Writing as part of learning the Alexander Technique
F. M. Alexander
Irene Tasker in her notebooks report that Alexander initially (March 1931) asked the first training course students to write on their experiences of putting the Technique into practice:
F.M.A. suggested students should write a paper discussing the relative shortness of time required for dealing with, say, stiffening of fingers at piano, by means of exercises as against working to the means-whereby principle in doing everything.
A few days later Irene Tasker reports on Alexander’s response to having read four papers by the students:
F.M.A. commented on general lack of concrete matter in 4 papers given in yesterday. He suggested that the students should make careful records of experiments on each other, . . . His advice was that in all future written work there should be concrete illustration for each piece of theory . . . .
Alexander discontinued the practice of asking students to write papers on the Technique as there are no further accounts of it, and later students, such as Walter Carrington, report that there were no writing of papers as part of the training course.
Later approaches to writing on the Alexander Technique
At least one teacher training course requires students to write essays on the Alexander Technique (for example, on Alexander’s books) as a mandatory part of the course. Other training courses have writing as an optional extra.
Training courses can be accredited by The Open College Network (in the UK), where writing is part of the course.
Writing on the Technique, reflections on or a diary of learning the Technique has or is used on some acting and music colleges as part of learning the Technique.
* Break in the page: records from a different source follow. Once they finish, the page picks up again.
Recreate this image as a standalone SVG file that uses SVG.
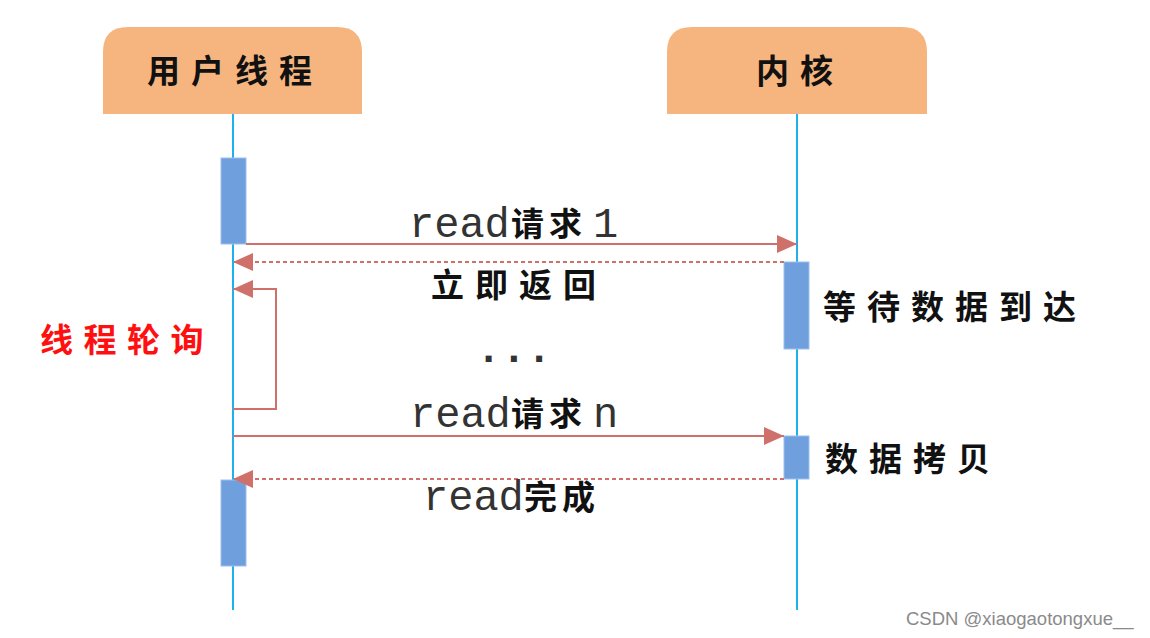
<svg xmlns="http://www.w3.org/2000/svg" width="1150" height="638" viewBox="0 0 1150 638">
<style>
.hdr{fill:#f6b57f}
.life{stroke:#1eb1ec;stroke-width:2}
.act{fill:#6f9fdc;stroke:#9cc0ee;stroke-width:1}
.msg{stroke:#d0706a;stroke-width:2;fill:none}
.ret{stroke:#d0706a;stroke-width:2;fill:none;stroke-dasharray:4 3}
.cjk{font-family:"Noto Sans CJK SC",sans-serif;font-weight:bold;fill:#111}
.big{font-size:33px;letter-spacing:11px}
.mono{font-family:"Liberation Mono",monospace;font-size:42px;fill:#333}
.small{font-size:33px;letter-spacing:5px}
</style>
<defs>
<marker id="ah" markerWidth="20" markerHeight="18" refX="20" refY="9" orient="auto" markerUnits="userSpaceOnUse">
<path d="M0,0 L20,9 L0,18 Z" fill="#d0706a"/>
</marker>
</defs>
<rect width="1150" height="638" fill="#ffffff"/>
<g id="user-thread">
<path class="hdr" d="M103,114 V52 Q103,27 128,27 H337 Q362,27 362,52 V114 Z"/>
<text class="cjk big" x="147" y="83">用户线程</text>
<line class="life" x1="233" y1="114" x2="233" y2="610"/>
</g>
<g id="kernel">
<path class="hdr" d="M667,114 V52 Q667,27 692,27 H902 Q927,27 927,52 V114 Z"/>
<text class="cjk big" x="756" y="83">内核</text>
<line class="life" x1="797" y1="114" x2="797" y2="610"/>
</g>
<g id="activations">
<rect id="act-user-1" class="act" x="221" y="158" width="25" height="86"/>
<rect id="act-kernel-1" class="act" x="784" y="262" width="25" height="87"/>
<rect id="act-kernel-2" class="act" x="784" y="436" width="25" height="43"/>
<rect id="act-user-2" class="act" x="221" y="480" width="25" height="86"/>
</g>
<g id="connectors">
<line class="msg" x1="246" y1="244" x2="797" y2="244" marker-end="url(#ah)"/>
<line class="ret" x1="784" y1="262" x2="233" y2="262" marker-end="url(#ah)"/>
<polyline class="msg" points="233,409 276,409 276,289 233,289" marker-end="url(#ah)"/>
<line class="msg" x1="233" y1="436" x2="784" y2="436" marker-end="url(#ah)"/>
<line class="ret" x1="784" y1="479" x2="233" y2="479" marker-end="url(#ah)"/>
</g>
<g id="labels">
<text y="237"><tspan class="mono" x="409">read</tspan><tspan class="cjk small" x="511" y="236">请求</tspan><tspan class="mono" x="593" y="237">1</tspan></text>
<text class="cjk big" x="431" y="297">立即返回</text>
<text class="cjk big" x="823" y="319">等待数据到达</text>
<text class="mono" x="476" y="362" font-weight="bold">...</text>
<text class="cjk big" x="40" y="352" style="fill:#ff1010;letter-spacing:10.5px">线程轮询</text>
<text y="427"><tspan class="mono" x="410">read</tspan><tspan class="cjk small" x="511" y="426">请求</tspan><tspan class="mono" x="593" y="427">n</tspan></text>
<text class="cjk big" x="825" y="471">数据拷贝</text>
<text y="510"><tspan class="mono" x="423">read</tspan><tspan class="cjk small" x="524" y="509">完成</tspan></text>
<text x="906" y="625" font-family="Liberation Sans, sans-serif" font-size="18.5" fill="#8a8a8a">CSDN @xiaogaotongxue__</text>
</g>
</svg>
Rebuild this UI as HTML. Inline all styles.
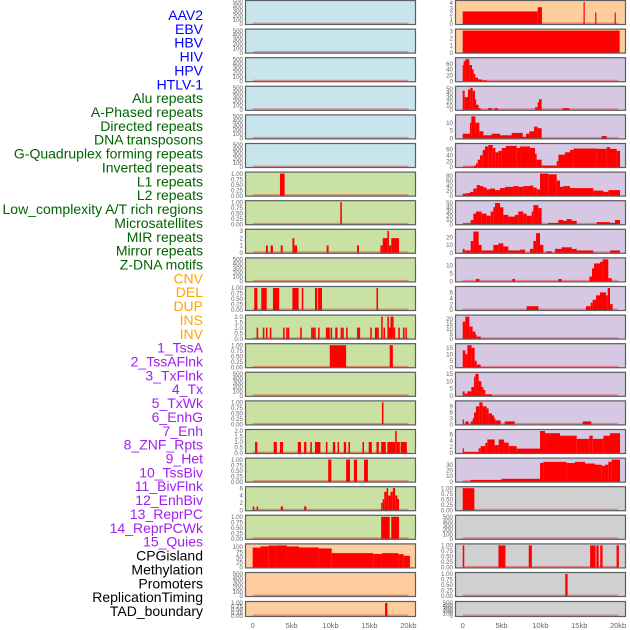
<!DOCTYPE html>
<html><head><meta charset="utf-8">
<style>
html,body{margin:0;padding:0;background:#fff;}
svg{display:block;font-family:"Liberation Sans",sans-serif;}
</style></head>
<body>
<svg id="chart" width="630" height="630" viewBox="0 0 630 630">
<g id="labels"></g>
<g id="panels"></g>
<g id="xaxes"></g>
</svg>
<script>
const trackLabels = ["AAV2","EBV","HBV","HIV","HPV","HTLV-1","Alu repeats","A-Phased repeats","Directed repeats","DNA transposons","G-Quadruplex forming repeats","Inverted repeats","L1 repeats","L2 repeats","Low_complexity A/T rich regions","Microsatellites","MIR repeats","Mirror repeats","Z-DNA motifs","CNV","DEL","DUP","INS","INV","1_TssA","2_TssAFlnk","3_TxFlnk","4_Tx","5_TxWk","6_EnhG","7_Enh","8_ZNF_Rpts","9_Het","10_TssBiv","11_BivFlnk","12_EnhBiv","13_ReprPC","14_ReprPCWk","15_Quies","CPGisland","Methylation","Promoters","ReplicationTiming","TAD_boundary"];
const labelColors = ["#0000ff","#006400","#ffa500","#a020f0","#000000"];
const labelGroupSizes = [6,13,5,15,5];
const xTickValues = [0,5,10,15,20];
const xTickLabels = ["0","5kb","10kb","15kb","20kb"];

const T500 = ["0","100","200","300","400","500"];
const T1 = ["0.00","0.25","0.50","0.75","1.00"];
const T2 = ["0.0","0.5","1.0","1.5","2.0"];

// left column data: [start_kb, end_kb, value]
const L6 = [[3.5,4.1,1]];
const L7 = [[11.25,11.45,1]];
const L8 = [[1.7,1.95,1],[2.3,2.6,1],[3.6,3.85,1],[5.1,5.35,2],[5.35,5.7,1],[9.5,9.75,1],[13.4,13.65,1],[16.4,16.7,1],[16.7,17.3,2],[17.3,17.5,3],[17.5,17.8,1],[17.8,18.8,2]];
const L10 = [[0.2,0.6,1],[1.1,1.8,1],[2.6,3.4,1],[5.1,5.9,1],[6.3,6.5,1],[8.0,8.3,1],[8.4,8.9,1],[15.9,16.1,1]];
const mirrorPos = [0.6,1.4,1.8,2.3,4.0,4.4,4.6,6.2,7.6,7.8,8.0,8.5,9.5,9.7,9.8,10.1,10.7,10.8,11.4,11.6,12.1,13.5,13.7,15.2,15.8,15.9,16.1,16.6,16.9,17.4,17.6,17.8,18.0,18.2,18.8,19.4,19.7];
const mirrorVal = [1,1,1,1,1,1,1,1,1,1,1,1,1,1,1,1,1,1,1,1,1,1,1,1,1,1,1,2,1,2,1,2,2,1,1,1,1];
const L12 = [[9.9,12.0,1],[17.6,18.0,1]];
const L14 = [[16.6,16.8,1]];
const L15 = [[0.3,0.6,1],[2.7,3.1,1],[3.5,3.9,1],[5.8,6.2,1],[6.6,6.9,1],[7.4,7.6,1],[8.0,8.7,1],[9.4,9.6,1],[10.3,10.6,1],[10.9,11.1,1],[11.7,12.0,1],[12.3,12.5,1],[14.1,14.3,1],[14.9,15.3,1],[15.9,16.2,1],[16.5,17.1,1],[17.3,18.3,1],[18.3,18.5,2],[18.5,18.9,1],[19.0,19.8,1]];
const L16 = [[9.7,10.1,1],[12.0,12.5,1],[13.0,13.4,1],[14.3,14.8,1]];
const L17 = [[0,0.2,1],[0.5,0.7,1],[3.6,3.9,1],[6.6,6.9,1],[16.5,16.7,2],[16.7,16.9,3],[16.9,17.2,5],[17.2,17.4,6],[17.4,17.7,4],[17.7,18.0,5],[18.0,18.3,6],[18.3,18.6,4],[18.6,18.8,3]];
const L18 = [[16.5,17.6,1],[17.8,18.8,1]];
const L19 = [[0,1,97],[1,2,103],[2,3,107],[3,4.4,108],[4.4,5.95,103],[5.95,8.5,98],[8.5,10.15,93],[10.15,15.5,70],[15.5,16.6,66],[16.6,18.7,70],[18.7,19.4,65],[19.4,20.2,57]];
const L21 = [[17.0,17.3,1]];

// right column data
const R0 = [[0,9.65,2.4],[9.65,10.2,3.2],[15.55,15.7,4.2],[17.05,17.2,2.2],[19.55,19.7,2.2]];
const R1 = [[0,20.2,3.1]];
const R2 = [[0,0.12,55],[0.12,0.34,68],[0.34,0.85,75],[0.85,1.2,55],[1.2,1.41,40],[1.41,1.63,25],[1.63,1.97,12],[1.97,2.44,6],[2.44,3.1,3]];
const R3 = [[0,0.25,45],[0.25,0.68,30],[0.68,0.98,48],[0.98,1.28,52],[1.28,1.58,45],[1.58,1.71,25],[1.71,2.05,12],[2.05,2.31,4],[3.26,3.77,4],[4.11,4.54,4],[9.31,9.65,6],[9.65,9.82,18],[9.82,10.16,25],[12.87,13.73,4]];
const R4 = [[0,0.94,3],[0.94,1.11,10],[1.11,1.63,14],[1.63,2.14,10],[2.14,2.66,4.5],[2.66,3.73,2],[3.73,4.8,3],[4.8,6.3,2],[6.3,7.72,3.5],[7.72,8.15,1],[8.15,8.58,3],[8.58,9.18,4.5],[9.18,9.65,7.5],[9.65,10.16,6.5],[17.89,18.53,1.5]];
const R5 = [[0,1.46,1],[1.46,1.71,5],[1.71,1.93,12],[1.93,2.23,25],[2.23,2.57,40],[2.57,2.87,58],[2.87,3.3,70],[3.3,3.86,75],[3.86,4.2,65],[4.2,4.59,50],[4.59,5.02,55],[5.02,5.57,65],[5.57,6.95,72],[6.95,7.38,65],[7.38,8.66,70],[8.66,9.31,65],[9.31,9.52,45],[9.52,10.16,25],[10.16,12.1,5],[12.1,12.31,20],[12.31,13.17,42],[13.17,13.81,50],[13.81,14.24,58],[14.24,17.24,63],[17.24,18.53,62],[18.53,18.96,68],[18.96,19.82,62],[19.82,20.25,55]];
const R6 = [[0,0.51,8],[0.51,0.94,10],[0.94,1.37,15],[1.37,1.8,28],[1.8,2.23,42],[2.23,2.66,38],[2.66,3.08,32],[3.08,3.51,25],[3.51,4.16,28],[4.16,4.8,22],[4.8,5.44,30],[5.44,6.52,35],[6.52,7.16,38],[7.16,7.8,35],[7.8,8.66,38],[8.66,9.09,40],[9.09,9.52,32],[9.52,9.95,25],[9.95,11.02,88],[11.02,12.1,85],[12.1,12.52,60],[12.52,12.96,35],[12.96,13.81,38],[13.81,16.81,30],[16.81,18.1,20],[18.1,18.74,15],[18.74,20.25,22]];
const R7 = [[0,1.03,2],[1.03,1.37,10],[1.37,1.71,25],[1.71,2.44,30],[2.44,3.08,25],[3.08,3.6,20],[3.6,3.94,30],[3.94,4.16,40],[4.16,4.8,50],[4.8,5.23,40],[5.23,5.87,22],[5.87,6.73,18],[6.73,7.16,22],[7.16,7.8,30],[7.8,8.23,25],[8.23,8.88,20],[8.88,9.09,30],[9.09,9.74,45],[9.74,10.16,38],[11.02,12.31,3],[12.31,12.96,10],[12.96,13.38,8],[13.38,14.03,12],[14.03,14.67,8],[17.24,18.96,5],[18.96,19.6,3],[19.6,20.25,10]];
const R8 = [[0,0.25,5],[0.25,1.03,3],[1.03,1.37,15],[1.37,2.05,27],[2.05,2.44,10],[2.44,3.94,3],[3.94,4.59,10],[4.59,5.23,12],[5.23,5.87,8],[5.87,7.38,3],[7.38,8.02,4],[8.66,9.09,5],[9.09,9.44,15],[9.44,9.95,25],[9.95,10.38,10],[10.81,11.45,2],[11.88,12.74,5],[12.74,14.03,7],[14.03,14.67,5],[14.67,16.81,3],[18.96,20.25,3]];
const R9 = [[1.71,2.14,1.5],[6.39,6.73,1.5],[12.31,12.74,1.5],[16.3,16.64,3],[16.64,16.9,8],[16.9,17.67,11],[17.67,18.01,12],[18.01,18.74,13.5],[18.74,19.17,2]];
const R10 = [[8.23,9.74,1.3],[15.87,16.47,1.3],[16.47,16.73,2.5],[16.73,17.16,3.5],[17.16,17.67,5],[17.67,18.44,6],[18.44,18.66,5],[18.66,18.96,7.5],[18.96,19.3,2]];
const R11 = [[0,0.34,17],[0.34,0.85,22],[0.85,1.28,12],[1.28,1.63,7],[1.63,1.8,4],[1.8,2.31,2]];
const R12 = [[0,0.34,13],[0.34,0.6,10],[0.6,1.15,17],[1.15,1.54,15],[1.54,1.8,5],[1.8,2.31,2]];
const R13 = [[0,0.25,3],[0.25,0.6,1.5],[0.6,1.11,3],[1.11,1.46,6],[1.46,1.63,13],[1.63,2.05,15],[2.05,2.4,10],[2.4,2.66,6],[2.66,2.91,4],[2.91,3.77,1]];
const R14 = [[0,0.08,2.5],[0.34,0.77,1.5],[1.03,1.28,1.5],[1.28,1.46,3],[1.46,1.71,6],[1.71,2.14,9],[2.14,2.57,11],[2.57,3.08,9],[3.08,3.34,8],[3.34,3.77,5.5],[3.77,4.03,4.5],[4.03,4.2,3],[4.2,4.89,2],[5.4,6.69,1.5],[15.44,16.55,1.5]];
const R15 = [[0,0.08,1.5],[0.08,2.05,0.3],[2.05,2.31,1.5],[2.31,2.91,2.2],[2.91,3.17,3.2],[3.17,4.11,4.3],[4.11,4.63,2.5],[4.63,5.32,4.3],[5.32,5.92,3.3],[5.92,6.95,2.2],[6.95,9.95,1.4],[9.95,10.6,7],[10.6,12.52,6.3],[12.52,14.67,5.5],[14.67,16.3,4.5],[16.3,16.73,5.5],[16.73,18.1,4.5],[18.1,18.96,5.5],[18.96,20.25,6.3]];
const R16 = [[0,1.0,0.5],[1.0,5.0,3],[5.0,9.95,5],[9.95,10.38,33],[10.38,13.38,35],[13.38,14.45,33],[14.45,15.74,35],[15.74,17.03,32],[17.03,17.89,30],[17.89,18.31,28],[18.31,18.74,30],[18.74,19.17,35],[19.17,20.25,39]];
const R17 = [[0,1.5,1]];
const R19 = [[0,0.2,1],[4.6,5.5,1],[8.5,8.9,1],[16.4,17.1,1],[17.2,17.5,1],[17.7,18.0,1],[19.8,20.1,1]];
const R20 = [[13.2,13.5,1]];

const L11 = mirrorPos.map((c,i)=>[c-0.1,c+0.1,mirrorVal[i]]);
const leftData = [[],[],[],[],[],[],L6,L7,L8,[],L10,L11,L12,[],L14,L15,L16,L17,L18,L19,[],L21];
const leftYmax = [500,500,500,500,500,500,1,1,3,500,1,2,1,500,1,2,1,6,1,108,500,1];
const leftTicks = [T500,T500,T500,T500,T500,T500,T1,T1,["0","1","2","3"],T500,T1,T2,T1,T500,T1,T2,T1,["0","2","4","6"],T1,["0","25","50","75","100"],T500,T1];
const rightData = [R0,R1,R2,R3,R4,R5,R6,R7,R8,R9,R10,R11,R12,R13,R14,R15,R16,R17,[],R19,R20,[]];
const rightYmax = [4.2,3.1,75,52,14,75,88,52,28,13.5,7.5,22,17,15,11,7,39,1,500,1,1,500];
const rightTicks = [["0","1","2","3","4"],["0","1","2","3"],["0","20","40","60"],["0","10","20","30","40","50"],["0","5","10"],["0","20","40","60"],["0","20","40","60","80"],["0","10","20","30","40","50"],["0","10","20"],["0","5","10"],["0","2","4","6"],["0","5","10","15","20"],["0","5","10","15"],["0","5","10","15"],["0","3","6","9"],["0","2","4","6"],["0","10","20","30"],T1,T500,T1,T1,T500];

const NS = "http://www.w3.org/2000/svg";
function mk(tag, attrs, parent){const e=document.createElementNS(NS,tag);for(const k in attrs)e.setAttribute(k,attrs[k]);parent.appendChild(e);return e;}
const xL = kb => 252.7 + kb*7.785;
const xR = kb => 462.7 + kb*7.77;
const rowTop = i => i===21 ? 601 : 28.6*i;
const rowH = i => i===21 ? 16 : 25;
function bgLeft(i){return i<6?"#c8e4ec":(i<19?"#c9e2a3":"#fecd9e");}
function bgRight(i){return i<2?"#fecd9e":(i<17?"#d6c8e3":"#d0d0d0");}

// labels
const lg = document.getElementById("labels");
let gi=0, cnt=0;
trackLabels.forEach((t,i)=>{
  if(cnt>=labelGroupSizes[gi]){gi++;cnt=0;}
  cnt++;
  const el = mk("text",{x:203,y:15+i*13.86+5,"text-anchor":"end","font-size":"14",fill:labelColors[gi]},lg);
  el.textContent=t;
  
  
});

const pg = document.getElementById("panels");
function drawPanel(i, side){
  const left = side==="left";
  const x0 = left?245:455, x1 = left?416:626;
  const sx = left?xL:xR;
  const top=rowTop(i), h=rowH(i), bot=top+h;
  const ymax = left?leftYmax[i]:rightYmax[i];
  const ticks = left?leftTicks[i]:rightTicks[i];
  const data = left?leftData[i]:rightData[i];
  const sy = v => bot-1 - v/ymax*(h-3);
  const g = mk("g",{},pg);
  
  
  const bg = mk("rect",{x:x0,y:top,width:x1-x0,height:h,fill:left?bgLeft(i):bgRight(i)},g);
  
  
  const base = mk("line",{x1:sx(0),x2:sx(20),y1:bot-1.5,y2:bot-1.5,stroke:"rgba(255,0,0,0.35)","stroke-width":2},g);
  
  
  data.forEach(d=>{
    const xa=sx(d[0]), xb=sx(d[1]);
    const y=Math.max(top+1,sy(d[2]));
    const r = mk("rect",{x:xa,y:y,width:Math.max(1.2,xb-xa),height:bot-1-y,fill:"#ff0000"},g);
    
    
  });
  mk("rect",{x:x0+0.5,y:top+0.5,width:x1-x0-1,height:h-1,fill:"none",stroke:"#5a5f63","stroke-width":1.2},g);
  ticks.forEach(t=>{
    const v=parseFloat(t);
    const tx = mk("text",{x:x0-2,y:sy(v)+2.2,"text-anchor":"end","font-size":"6.2",fill:"#666"},g);
    tx.textContent=t;
    
    
  });
}
for(let i=0;i<22;i++){drawPanel(i,"left");drawPanel(i,"right");}

const xg = document.getElementById("xaxes");
[xL,xR].forEach(sx=>{
  xTickValues.forEach((v,j)=>{
    const t = mk("text",{x:sx(v),y:628,"text-anchor":"middle","font-size":"7.5",fill:"#666"},xg);
    t.textContent=xTickLabels[j];
    
    
  });
});
</script>
</body></html>
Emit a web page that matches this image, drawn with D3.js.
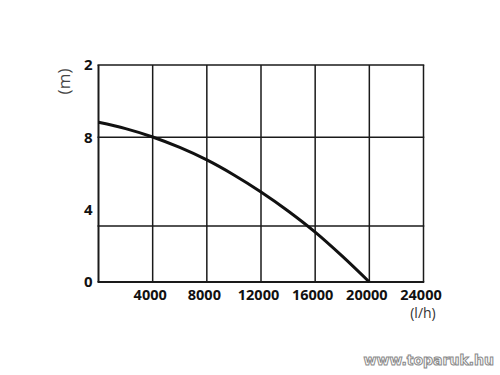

For example, in ‘The Alexander Technique as part of the degree course at the Royal College of Music, London’ by Peter Buckoke describes details of the degree course where Level 1 includes having to submit a diary of about 1,000 words.
- The Alexander Technique and Autobiographical Writing by Joan Diamond explains how to use autobiographical writing (i.e. writing about one’s past experiences) to become aware of patterns of thinking and behaving.
- There are examples of children of the Little School writing stories about or involving the Alexander Technique in their writings in The Alexander Times Vol. 1: 1929-1932 and Vol. 2: 1933-1934.